O impacto real na vida dos artistas
Para Felipe Parra, o maior desafio está na falta de conhecimento sobre o mercado. Ele afirma:
“Muitos artistas que conheço, que já tem trabalhos relevantes, não têm a menor ideia do que é ISRC, direito autoral, direito conexo, edição, distribuição e toda essa cadeia que envolve lançar música. Obviamente que esse não é o aspecto mais sedutor de uma carreira artística, mas é extremamente importante.”
E acrescenta:
“Eu tento fazer a minha parte como produtor musical e artista de difundir esses conceitos e acho que outros profissionais da área deveriam fazer o mesmo. Ter mais e mais profissionais capacitados com ciência de todas as etapas que envolvem um lançamento é do interesse de todos.”
Ele acredita que o foco deve estar na construção de um público engajado.
“Acho que a principal meta para monetizar sua arte é a mais básica de todas: criar público. Sei que parece óbvio mas ter público não é necessariamente ter números. Ou melhor, ter números não é necessariamente ter público. Vejo artistas com números bem grandes que não conseguem levar as pessoas pro seu show”, explica.
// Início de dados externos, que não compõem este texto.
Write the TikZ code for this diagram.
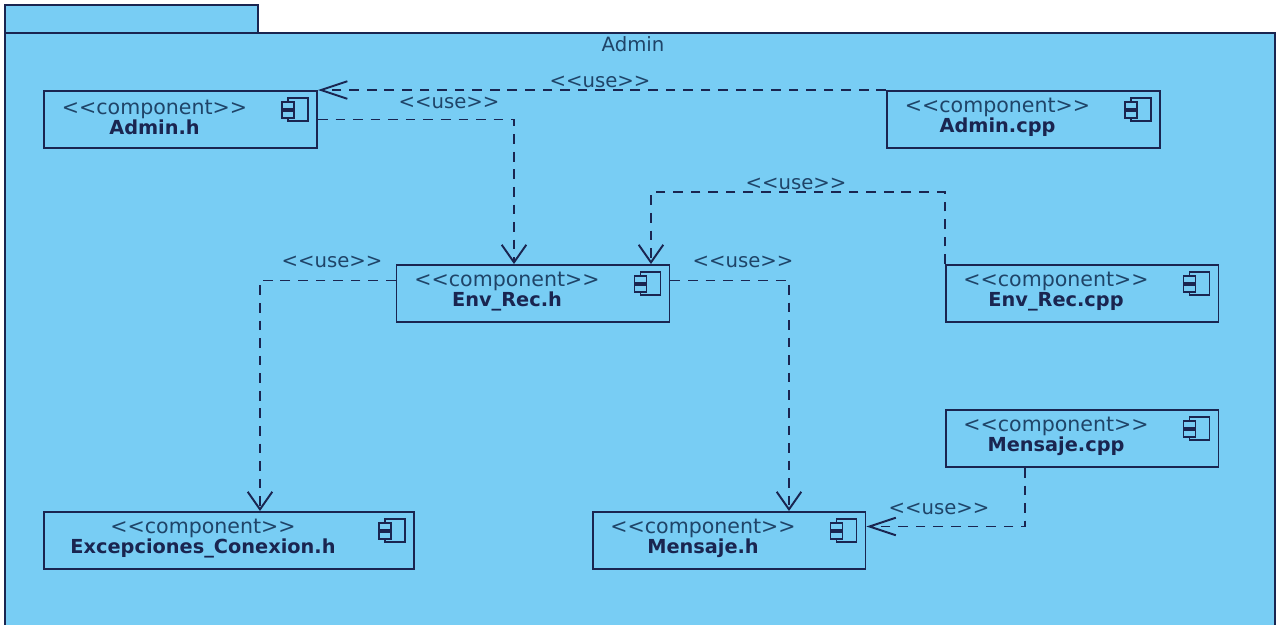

Entre o digital e o físico
Enquanto o debate sobre o ISRC continua, muitos artistas têm buscado alternativas para diversificar sua receita. Produtos físicos estão voltando a ganhar espaço e, segundo dados da CISAC, a produção de discos de vinil aumentou novamente em 2024.
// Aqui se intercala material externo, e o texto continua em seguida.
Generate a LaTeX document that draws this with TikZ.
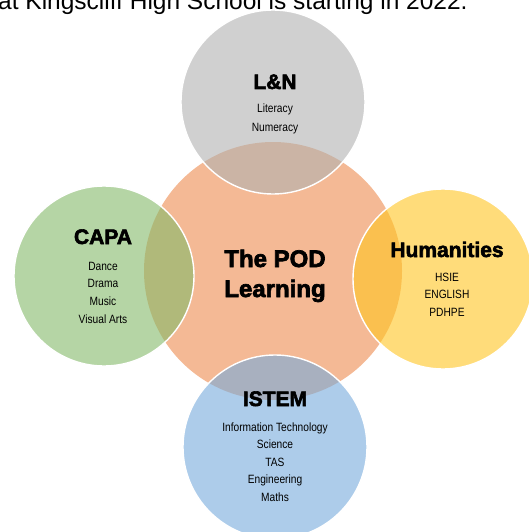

Para Bruna, investir em merchandise e shows autorais pode ser uma forma de complementar a renda. É o caso dos bolachões.
“Trata-se de um produto de colecionador, que pode ser direcionado aos fãs mais apaixonados e vendido com um ticket mais alto. Use a criatividade e coloque a cabeça para pensar”, recomenda.
Perspectivas e reflexões sobre o ISRC
O ISRC é uma ferramenta importante para garantir direitos e facilitar a remuneração no mercado musical. Sua eficácia, no entanto, varia conforme a realidade de cada artista. Para alguns, ele é indispensável; para outros, pode parecer um esforço que não compensa.
Apesar das críticas ao sistema, abrir mão do ISRC não resolve os problemas estruturais da indústria musical. Pelo contrário, pode empurrar mais artistas para a informalidade, aumentando a insegurança em um mercado já cheio de desafios. Sem registros adequados, os fonogramas ficam desprotegidos e os artistas perdem oportunidades de gerar receita, seja em execuções públicas, seja na defesa de seus direitos autorais.
Questionar e reformular sistemas é necessário, mas isso deve vir acompanhado de propostas que garantam mais equidade e acesso às ferramentas por todos os artistas. Enquanto isso não acontece, entender e utilizar as estruturas existentes pode ser a diferença entre consolidar uma carreira musical e enfrentar barreiras ainda maiores para sobreviver na música.